Es muy probable que la música no necesite de ningún patrón para trocar su ejercicio en una ascensión a ese huidizo cielo en el que ciframos todo nuestro desencanto por esta tierra tan querida como injusta. A juzgar por la idea que pintores y escultores nos legaron, la Gloria ha admitido sin discusión como bagaje exento de aranceles toda suerte de instrumentos musicales y partituras varias. En vano buscaremos en el Pórtico de la Gloria de Santiago de Compostela, en el de la iglesia de Sto. Domingo de Soria o en el coro de la Basílica de San Lorenzo de El Escorial el laboratorio de Arquímides, las pócimas de Galeno, la biblioteca de Alejandría o la piedra filosofal del alquimista. En todos ellos, sin embargo, aparecen multitud de instrumentos musicales, tropel de ángeles trompeteros, miríadas de mártires, vírgenes, confesores y clase de tropa tañendo liras, pulsando laúdes, acariciando violas y tocando clavecines ante un Dios al que, si bien se le niega la sonrisa, no se le oculta la complacencia por el musical mensaje que le llega.
El cristianismo, que eliminó como sistema de comunicación con el más allá el humo de los holocaustos y el delirio de las orgías báquicas, mantuvo, sin embargo, junto a la oración, la suave armonía que se pierde en los espacios y que llega a trascender al otro lado del misterio.
¿Qué necesidad, pues, de celestial patrón, de intermediario entre la música y la Gloria habrían de tener los músicos? Acudan los médicos a S. Cosme, los filósofos a Sto. Tomás de Aquino, los científicos a S Alberto Magno y los artesanos a S. José y procedan sin mediaciones los músicos a los cielos que habrán de ser el reino de la música.
A pesar de todo, la parda envidia no quiso que los músicos ignoraran el camino de otros gremios: buscaron y encontraron una patrona en Sta. Cecilia, una mártir –pretendidamente- del siglo tercero, de tan extendido y antiguo culto como de problemática historia. Ninguna mención a ella en el Calendario Romano del 359, ninguna referencia en los escritores cristianos antiguos, ningún rastro iconográfico. La leyenda de su martirio, de finales del siglo V, es un canto descarado e increíble a la virginidad más inoportuna: la de una mujer casada. Emplea toda un innoble artillería de grueso calibre para conseguir que nuestra santa mártir no se escapara del seguro redil de las vírgenes: la obediencia debida a los padres que la obligan al matrimonio y la intervención celestial en forma de ángel-carabina que se interpone entre ellos la noche de su boda convenciendo de paso al marido para que guarde las debidas distancias. Así queda tan ensalzada la virginidad como denigrado el sexo.

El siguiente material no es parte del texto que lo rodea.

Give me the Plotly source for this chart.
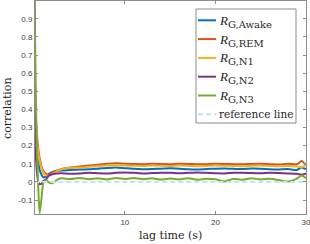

¿Y qué tenía que ver lo anterior con la música? Pues nada. Pero la liturgia católica, al hacerse eco del susodicho panfleto, decía en un antífona: “Mientras tocaba el órgano, la virgen Cecilia cantaba al Señor dentro de su corazón diciendo: Háganse mi corazón y mi cuerpo inmaculados para que no sea confundida”. Donde la liturgia quería expresar que Cecilia rehuía la alegría festiva de su boda refugiándose en su oración interna, allí vieron los buscapatronos una inequívoca señal de la maestría de nuestra santa en el manejo de un instrumento que incluso habría llegado a inventar.

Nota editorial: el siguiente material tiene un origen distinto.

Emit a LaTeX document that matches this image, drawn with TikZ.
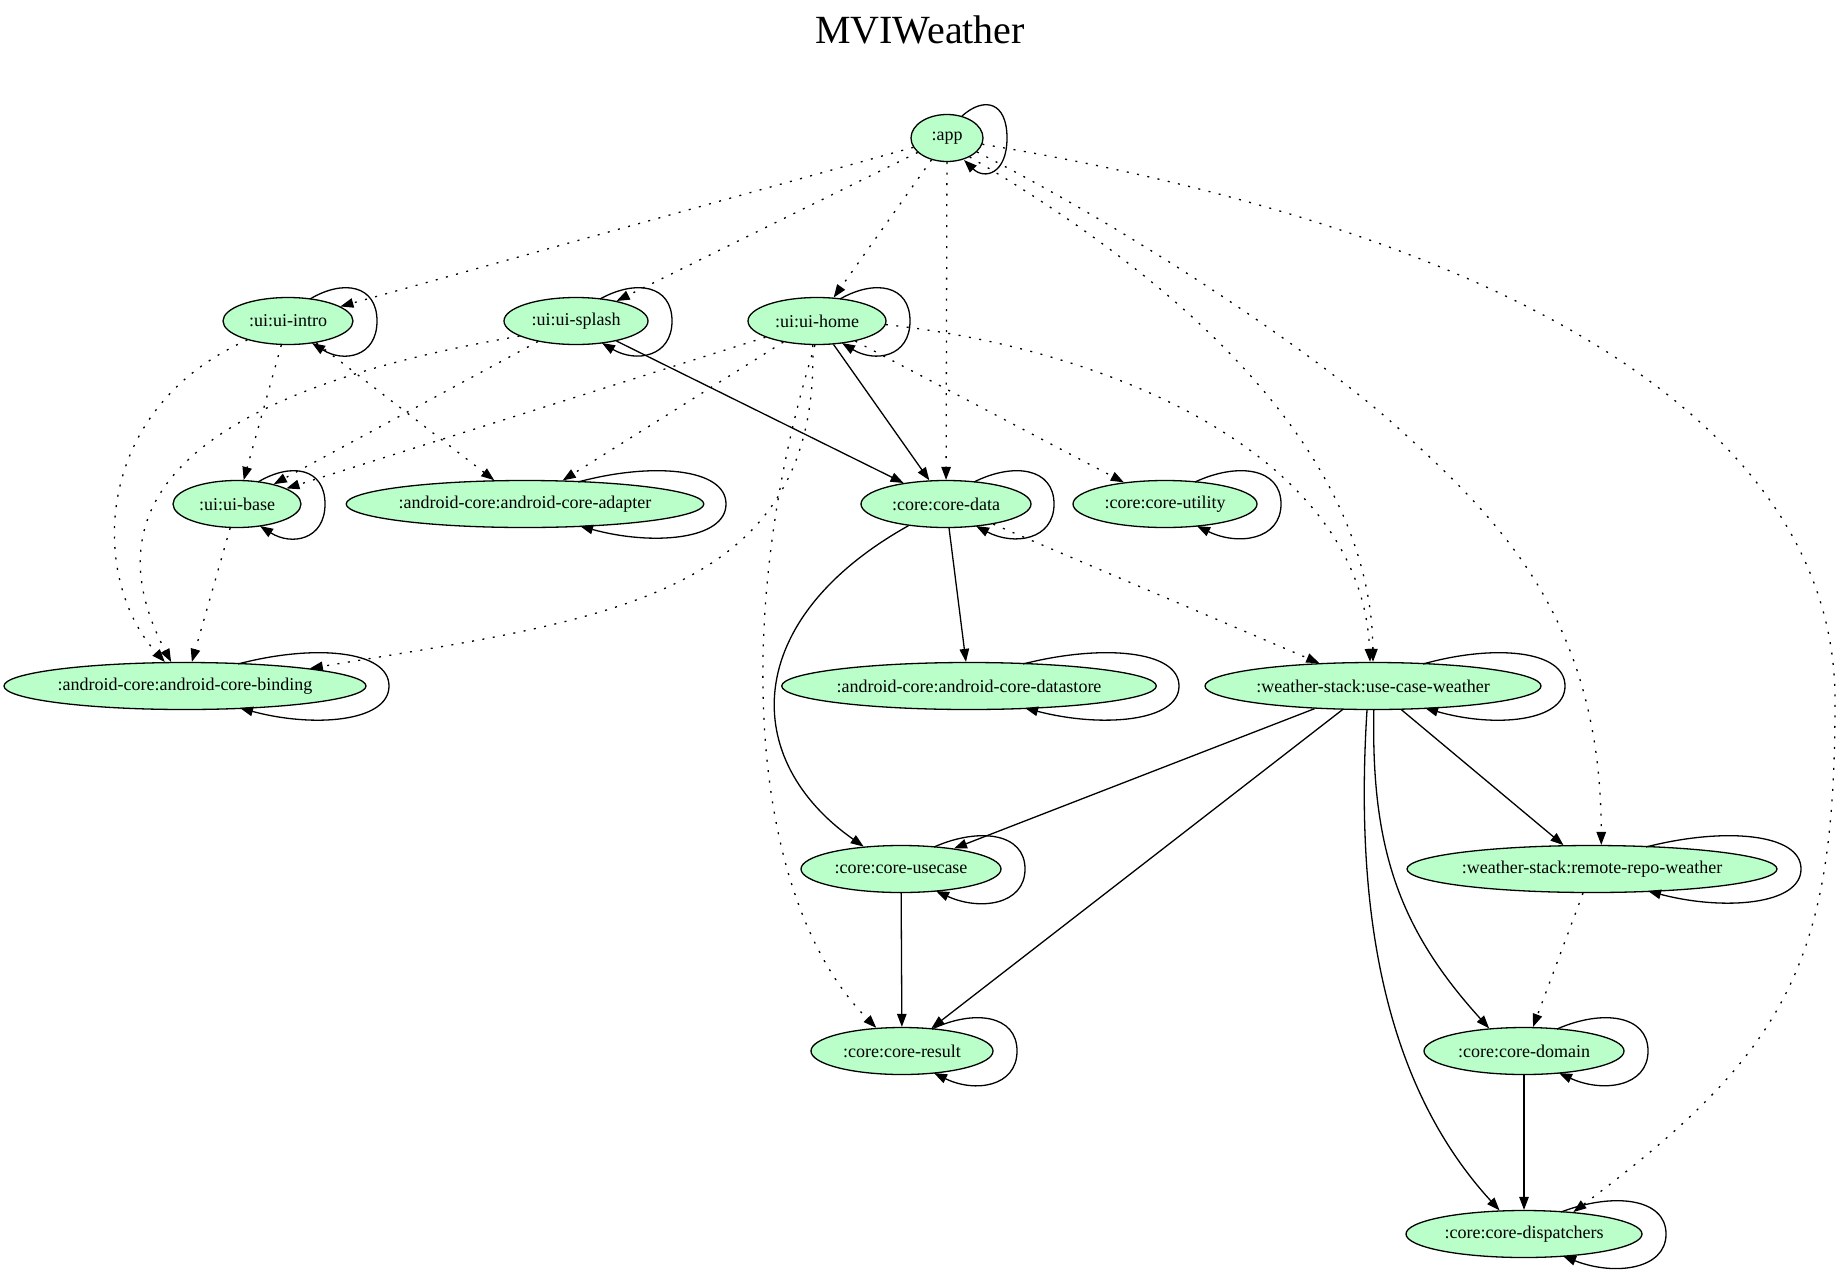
\documentclass[tikz,border=0pt]{standalone}
\usepackage{fontspec}
\setmainfont{Liberation Serif}
\usetikzlibrary{shapes.geometric,arrows.meta}
\definecolor{modfill}{HTML}{BAFFC9}
\newcommand{\selfloop}[3]{%
  \draw[soledge] ([shift={(#2,-22)}]#1.center)
    .. controls ([shift={({#2+0.5*(#3-#2)},-42)}]#1.center) and ([shift={(#3,-36)}]#1.center)
    .. ([shift={(#3,0)}]#1.center)
    .. controls ([shift={(#3,36)}]#1.center) and ([shift={({#2+0.5*(#3-#2)},42)}]#1.center)
    .. ([shift={({#2+2},22)}]#1.center);}
\begin{document}
\begin{tikzpicture}[x=1pt,y=-1pt,
  mod/.style={ellipse, draw, line width=1.3pt, fill=modfill, inner sep=0pt,
    minimum height=47pt, font=\fontsize{18}{21}\selectfont},
  soledge/.style={line width=1.3pt, -{Triangle[length=13pt,width=9.5pt]}},
  dotedge/.style={soledge, dash pattern=on 2pt off 8.5pt}]
\useasboundingbox (0,0) rectangle (1843,1274);
\fill[white] (0,0) rectangle (1843,1274);

\node[anchor=base, font=\fontsize{40}{48}\selectfont] (title) at (920,43) {MVIWeather};

\node[mod, minimum width=72pt]  (app)       at (947,138)  {:app};
\node[mod, minimum width=130pt] (intro)     at (288,321)  {:ui:ui-intro};
\node[mod, minimum width=144pt] (splash)    at (576,321)  {:ui:ui-splash};
\node[mod, minimum width=138pt] (home)      at (817,321)  {:ui:ui-home};
\node[mod, minimum width=128pt] (base)      at (237,504)  {:ui:ui-base};
\node[mod, minimum width=354pt] (adapter)   at (525,504)  {:android-core:android-core-adapter};
\node[mod, minimum width=170pt] (cdata)     at (946,504)  {:core:core-data};
\node[mod, minimum width=184pt] (cutil)     at (1165,504) {:core:core-utility};
\node[mod, minimum width=362pt] (binding)   at (185,686)  {:android-core:android-core-binding};
\node[mod, minimum width=372pt] (datastore) at (969,686)  {:android-core:android-core-datastore};
\node[mod, minimum width=336pt] (ucw)       at (1373,686) {:weather-stack:use-case-weather};
\node[mod, minimum width=200pt] (usecase)   at (901,869)  {:core:core-usecase};
\node[mod, minimum width=370pt] (remote)    at (1592,869) {:weather-stack:remote-repo-weather};
\node[mod, minimum width=182pt] (result)    at (902,1051) {:core:core-result};
\node[mod, minimum width=200pt] (domain)    at (1524,1051) {:core:core-domain};
\node[mod, minimum width=236pt] (disp)      at (1524,1234) {:core:core-dispatchers};

% self loops
\selfloop{app}{15}{60}
\selfloop{intro}{22}{89}
\selfloop{splash}{24}{96}
\selfloop{home}{23}{93}
\selfloop{base}{21}{88}
\selfloop{adapter}{53}{201}
\selfloop{cdata}{28}{108}
\selfloop{cutil}{30}{116}
\selfloop{binding}{53}{204}
\selfloop{datastore}{54}{210}
\selfloop{ucw}{50}{192}
\selfloop{usecase}{33}{124}
\selfloop{remote}{54}{209}
\selfloop{result}{30}{115}
\selfloop{domain}{33}{124}
\selfloop{disp}{37}{142}

% app
\draw[dotedge] (app) -- (intro);
\draw[dotedge] (app) -- (splash);
\draw[dotedge] (app) -- (home);
\draw[dotedge] (app) -- (cdata);
\draw[dotedge] (app.-40) .. controls (1180,280) and (1371,450) .. (ucw.90);
\draw[dotedge] (app.-25) .. controls (1140,235) and (1317,355) .. (1397,427)
  .. controls (1500,520) and (1601,620) .. (remote.69);
\draw[dotedge] (app.-10) .. controls (1500,230) and (1835,420) .. (1835,700)
  .. controls (1835,960) and (1790,1050) .. (disp.24);

% ui-intro
\draw[dotedge] (intro.-155) .. controls (90,410) and (90,580) .. (binding.130);
\draw[dotedge] (intro) -- (base);
\draw[dotedge] (intro) -- (adapter);

% ui-splash
\draw[dotedge] (splash.-165) .. controls (260,380) and (70,470) .. (binding.120);
\draw[dotedge] (splash) -- (base);
\draw[soledge] (splash) -- (cdata);

% ui-home
\draw[dotedge] (home) -- (base);
\draw[dotedge] (home) -- (adapter);
\draw[dotedge] (home.-100) .. controls (820,600) and (600,620) .. (binding.8);
\draw[dotedge] (home.-95) .. controls (730,620) and (750,900) .. (result.138);
\draw[soledge] (home) -- (cdata);
\draw[dotedge] (home) -- (cutil);
\draw[dotedge] (home.-3) .. controls (1120,350) and (1362,460) .. (ucw.97);

% ui-base
\draw[dotedge] (base) -- (binding);

% core-data
\draw[soledge] (cdata) -- (datastore);
\draw[soledge] (cdata.-150) .. controls (740,620) and (740,760) .. (usecase.149);
\draw[dotedge] (cdata) -- (ucw);

% use-case-weather
\draw[soledge] (ucw) -- (usecase);
\draw[soledge] (ucw) -- (result);
\draw[soledge] (ucw) -- (remote);
\draw[soledge] (ucw.-88) .. controls (1371,850) and (1400,930) .. (domain.147);
\draw[soledge] (ucw.-104) .. controls (1355,900) and (1380,1080) .. (disp.136);

% others
\draw[dotedge] (remote) -- (domain);
\draw[soledge] (usecase) -- (result);
\draw[soledge] (domain) -- (disp);
\end{tikzpicture}
\end{document}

Es una pena tanto error, como es una pena que, puestos a inventar historias, algún fervoroso cristiano, no menos ciego por la música y por el amor carnal que lo fue por la virginidad el descarado perpetrador de la narración del martirio de Sta. Cecilia, hubiese abierto la Biblia por le Cantar de los Cantares y hubiese imaginado una mujer enamorada de su pareja leyendo en el capitulo séptimo los requiebros del esposo:
“Tu talle la palmera;
tus pechos, sus racimos.
Yo subiré por ella.
Son sus racimos míos”
Y cantando luego con embeleso la respuesta de la esposa en el mismo capítulo:
“Yo pertenezco a mi amado
que con ansia me desea.
Ven, ardiente enamorado,
al campo que nos rodea.
Hagamos noche en la aldea.
Por la mañana a la viña
iremos, y a ver las flores
del granado en la campiña.
Y al fuego de mis rubores
te daré allí mis amores”
O quizás entonando el principio del libro:
“Bésame con los besos de tu boca.
Son más dulces que el vino tus amores,
más suaves que el perfume tus olores...
Cálmame ya este amor que me disloca.”
Pero... tendré que dejarme de inventos, sueños y digresiones. La triste realidad del cristianismo oficial fue lo que fue como aún es lo que es.
Quede así dicho aquí por quien no cree en esa patrona de la música, pero adora la música y ese libro perfecto de la Biblia que sabe más de amor que todos los aguafiestas de una religión a la medida de tantos aprovechados y reprimidos.